Cage, flames can’t salvage awful Ghost Rider film

By Joshua knopp/managing editor

Ghost Rider: Spirit of Vengeance looks and feels as though it were directed by the flame-headed demon himself.

The movie is a chase. Satan (Ciaran Hinds) is using Ray Carrigan (Johnny Whitworth) to chase down his son, Danny (Fergus Riordan), whose body is the proper age for Satan to take over. Moreau (Idris Elba) and Danny’s mother, Nanya (Violante Placido) and, reluctantly, Johnny Blaze/the Ghost Rider (Nicolas Cage) try to stop him.

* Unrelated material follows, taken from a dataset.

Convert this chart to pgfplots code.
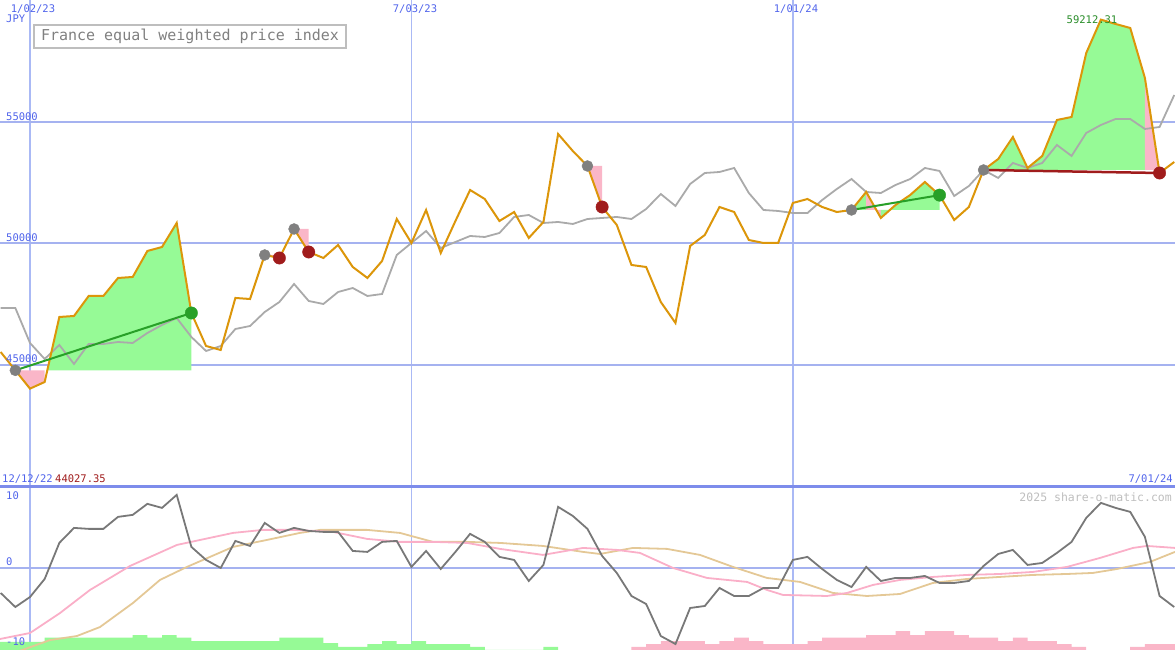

Ghost Rider has pathetic dialogue, and the camera work is amateur at best. Directors Mark Neveldine and Brian Taylor, known for their work in Crank, are the right call, but they could get 21st century-quality cameras or at least a steady-handed person to hold them. Dialogue that sounds like something a human being would actually say is necessary for a movie. Ghost Rider’s dialogue lacks that quality, and most of the actors (Cage isn’t considered human by a growing number of people, so he gets a pass) visibly struggle to get their lines out because they’re so ridiculous.

If an audience member has an acid habit, Ghost Rider might make for a good trip. Cage delivers a manic crack-addict performance, and a lot of the special effects are extremely zany, despite being basic CGI. The whole thing is cartoonish conceptually, but, unfortunately, the movie doesn’t cross the line into cartoon land on its own. The audience must fill in the blanks with imagination.

Requiring audience imagination is both a strength and a weakness for the movie. It definitely stimulates creativity in an audience that doesn’t shut the movie out. But with a budget of $57 million, couldn’t they have brought more of it to life?

Moreau (Idris Elba), Nanya (Violante Placido) and Johnny Blaze (Nicholas Cage) salvage light arms from an abandoned sanctuary in Ghost Rider: Spirit of Vengeance.
Photo courtesy Columbia Pictures

That refusal to go all the way is the most infuriating thing about Ghost Rider. The base story, penned by the extraordinary David S. Goyer, is fantastic and touches on Blaze’s past, the identity of the Rider, the difference between justice and vengeance and whether or not heroes are defined by their superpowers, but the final script doesn’t explore these in any depth. The film has some pretty neat visuals, but it doesn’t repeat them to form motifs or use them to enhance the way the story is delivered.

There’s an inherent romance in the Ghost Rider character that simply cannot be undone. The flaming motorcycle, the western justice, the penance stare… The flaming motorcycle… This movie, though it doesn’t do the character justice, does capture the key fantastic elements he embodies.

It would be wonderful to see this story with a professional-grade script and serious direction, but Ghost Rider: Spirit of Vengeance is impossible to recommend.